I usually put my strips in one of those little pill baggies in my meter case, and toss it when I get a chance. I also keep the little “spot” bandaids to cover the test site afterwards – I test on my arm, and I don’t want it to get on my sleeve.


#7

Hi Judith,
I second everything people before me have said - great advice there. I’m in school and test a lot during my classes, and most people around me either don’t notice or pretend not to. As for the clean finger, I wouldn’t worry unless you’ve been handling something that might leave traces of sugar on your finger - but take a couple of alcohol swabs with you just in case (although the smell of those might be more noticeable than the test itself!). Also, if you have a meter that beeps you may want to turn the sound off.


#8

I’m not sur about the testing the courtroom part but sometimes I carry a sandwich bad and put the strip and lancet in that or just put it in you meter case. I hope this helps.


#9

Hi Judith…I keep all my supplies in a zip top cosmetic type bag. When I need to test in public, I can put the bag on my lap, or the table and even leave it in my purse, reach in and do what needs to be done. It just looks like you’re fumbling around in your purse, unless someone is standing over you, which is (the fumbling in the puse, that is,) something women seem do do more and more as we get to that afore mentioned, certain age. I am clumsy even without being nervous. This way, if I drop something, it is still in my bag. I dump the trash in there as well, and clean it out when I get to it.

Good luck, tomorrow.


#10

I often use an empty Listerine Fresh Strips case to place my used test strips in. I keep this slim fresh strips case in my meter case or my pocket.


#11

Great name!


#12

I keep a couple of empty test strip vials with me to dipose of used strips, lancets and needles from my pen. I usually mark the outside with an X in permanent marker so that I don’t accidently put used strips in with new ones.
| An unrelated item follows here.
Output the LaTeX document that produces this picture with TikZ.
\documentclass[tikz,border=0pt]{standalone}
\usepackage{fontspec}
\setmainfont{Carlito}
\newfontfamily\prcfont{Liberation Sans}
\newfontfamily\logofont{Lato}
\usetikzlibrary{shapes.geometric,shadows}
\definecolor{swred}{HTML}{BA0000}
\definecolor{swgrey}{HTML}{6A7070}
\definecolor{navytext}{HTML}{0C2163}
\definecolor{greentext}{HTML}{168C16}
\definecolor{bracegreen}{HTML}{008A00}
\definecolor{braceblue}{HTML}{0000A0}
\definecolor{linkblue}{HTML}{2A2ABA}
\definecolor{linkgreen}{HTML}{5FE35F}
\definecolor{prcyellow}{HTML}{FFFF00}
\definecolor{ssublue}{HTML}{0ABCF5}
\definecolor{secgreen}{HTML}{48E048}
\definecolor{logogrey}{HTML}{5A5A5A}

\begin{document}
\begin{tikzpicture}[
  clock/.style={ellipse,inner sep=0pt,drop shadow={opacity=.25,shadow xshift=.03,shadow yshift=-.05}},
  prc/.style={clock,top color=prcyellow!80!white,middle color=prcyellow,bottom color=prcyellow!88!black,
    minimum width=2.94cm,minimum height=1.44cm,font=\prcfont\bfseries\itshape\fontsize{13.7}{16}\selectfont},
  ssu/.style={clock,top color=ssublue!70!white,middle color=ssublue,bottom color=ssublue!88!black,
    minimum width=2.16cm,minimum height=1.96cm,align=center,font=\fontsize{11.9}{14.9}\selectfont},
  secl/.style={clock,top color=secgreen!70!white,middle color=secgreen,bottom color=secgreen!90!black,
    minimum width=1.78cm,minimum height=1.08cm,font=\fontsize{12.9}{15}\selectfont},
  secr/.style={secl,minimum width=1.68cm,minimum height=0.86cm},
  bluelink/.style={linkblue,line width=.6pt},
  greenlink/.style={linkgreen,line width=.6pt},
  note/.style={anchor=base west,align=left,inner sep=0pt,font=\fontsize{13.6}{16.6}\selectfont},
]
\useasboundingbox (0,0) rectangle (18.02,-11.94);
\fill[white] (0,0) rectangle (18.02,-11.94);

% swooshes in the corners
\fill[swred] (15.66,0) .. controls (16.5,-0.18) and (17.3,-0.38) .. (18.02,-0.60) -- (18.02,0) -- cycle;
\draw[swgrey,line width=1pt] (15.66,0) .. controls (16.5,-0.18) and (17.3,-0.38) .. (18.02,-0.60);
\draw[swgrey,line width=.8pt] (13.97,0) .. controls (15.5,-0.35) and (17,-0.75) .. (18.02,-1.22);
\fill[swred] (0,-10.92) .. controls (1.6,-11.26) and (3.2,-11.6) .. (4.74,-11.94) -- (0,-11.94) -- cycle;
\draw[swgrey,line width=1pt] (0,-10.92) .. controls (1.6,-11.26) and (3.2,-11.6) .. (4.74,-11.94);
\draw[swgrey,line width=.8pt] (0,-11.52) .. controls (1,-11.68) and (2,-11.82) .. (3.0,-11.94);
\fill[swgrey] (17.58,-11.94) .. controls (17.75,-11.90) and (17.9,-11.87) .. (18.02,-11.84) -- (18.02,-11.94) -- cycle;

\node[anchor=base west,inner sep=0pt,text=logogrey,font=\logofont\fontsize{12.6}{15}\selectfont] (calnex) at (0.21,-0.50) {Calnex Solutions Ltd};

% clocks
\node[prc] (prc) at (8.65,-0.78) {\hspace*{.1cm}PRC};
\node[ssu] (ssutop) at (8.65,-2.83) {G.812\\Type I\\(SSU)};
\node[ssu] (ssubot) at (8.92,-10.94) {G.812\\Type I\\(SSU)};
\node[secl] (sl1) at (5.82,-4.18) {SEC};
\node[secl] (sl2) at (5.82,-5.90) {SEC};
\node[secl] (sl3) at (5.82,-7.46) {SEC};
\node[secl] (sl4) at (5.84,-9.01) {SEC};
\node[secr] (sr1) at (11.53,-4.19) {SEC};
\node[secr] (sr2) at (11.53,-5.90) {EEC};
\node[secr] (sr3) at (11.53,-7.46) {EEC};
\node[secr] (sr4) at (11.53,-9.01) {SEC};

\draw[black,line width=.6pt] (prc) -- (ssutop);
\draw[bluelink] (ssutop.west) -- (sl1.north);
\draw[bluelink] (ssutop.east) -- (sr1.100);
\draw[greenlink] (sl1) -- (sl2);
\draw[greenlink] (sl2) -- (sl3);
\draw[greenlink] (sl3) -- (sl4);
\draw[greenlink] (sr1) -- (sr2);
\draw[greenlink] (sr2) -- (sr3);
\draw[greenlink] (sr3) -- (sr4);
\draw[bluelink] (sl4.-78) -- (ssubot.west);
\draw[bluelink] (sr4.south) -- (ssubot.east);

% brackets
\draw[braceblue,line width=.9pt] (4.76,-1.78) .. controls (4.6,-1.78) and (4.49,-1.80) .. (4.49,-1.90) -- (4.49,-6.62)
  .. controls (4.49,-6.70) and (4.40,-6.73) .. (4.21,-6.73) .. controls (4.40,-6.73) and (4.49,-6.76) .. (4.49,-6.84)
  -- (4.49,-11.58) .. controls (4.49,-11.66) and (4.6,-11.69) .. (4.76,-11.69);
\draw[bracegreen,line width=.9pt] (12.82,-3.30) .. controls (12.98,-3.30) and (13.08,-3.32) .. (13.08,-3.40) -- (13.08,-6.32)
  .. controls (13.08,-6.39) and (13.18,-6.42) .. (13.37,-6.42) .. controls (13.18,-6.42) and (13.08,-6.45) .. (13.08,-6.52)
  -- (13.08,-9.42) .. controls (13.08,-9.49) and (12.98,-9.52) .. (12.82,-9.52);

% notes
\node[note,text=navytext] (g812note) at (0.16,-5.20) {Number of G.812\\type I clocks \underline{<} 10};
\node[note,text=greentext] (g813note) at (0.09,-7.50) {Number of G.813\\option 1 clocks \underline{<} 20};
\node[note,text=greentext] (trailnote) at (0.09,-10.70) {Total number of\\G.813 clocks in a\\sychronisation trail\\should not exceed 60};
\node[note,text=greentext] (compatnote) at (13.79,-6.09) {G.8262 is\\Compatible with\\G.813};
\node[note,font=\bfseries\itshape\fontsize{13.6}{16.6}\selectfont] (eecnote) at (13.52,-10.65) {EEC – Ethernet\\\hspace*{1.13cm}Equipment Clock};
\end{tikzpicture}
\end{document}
I usually have a tissue in my pocket and use a corner of that to apply a little pressure so that it stops bleeding and then pop that in the vial also.


#13

If you hold you hand hanging down for a second or two, the blood will rush down to your fingers. Also, I will rub my finger against my pants, to warm them up before I test. These things usually help me, I hope it does the same for you.


#14

If I can’t warm up my hand, and can’t get blood, I’ll give my finger a good poke and then squeeze it starting from the bottom of the finger (where it meets the palm) all the way up, and it always gives a good drop.

Good luck with your D coming out!


#15

I cannot add anything to the excellent points made in this discussion, but the issue of the “Confrontational Waitress” the gears in my head turning. I can still remember watching Dan Akroyd, on Saturday Night Live, doing a skit on Julia Childs where he cuts his (her) finger and blood spurts forth under tremendous pressure and sprays across the room. Now if we could just find a way to duplicate this effect in court rooms, restaruants, etc…


#16

He was a great Julia! I am going to keep that visual in my mind for those times when I am worried about public perception… of course, then people will wonder why I am giggling and doing creepy, blood oriented things in public.

Now, what about the Bass-o-matic?


#17

Hey Judith, how did today go?


#18

Glad it went well. I am looking forward to reading the details.


#19

I wish. I was too mortified to think of anything good at the time. Isn’t that always the case?


#20

This past Saturday my wife and I bought a car. While finalizing the details with our sales rep, I started feeling bad and my hands started shaking. I realized that my bs was dropping (I have recently been adjusting my medication due to this problem). Our sales rep. had noticed that my hands were shaking, so I told her that I was T2 and that we were going to break for lunch and get my bs back up. I could tell that she was a little uneasy with this situation.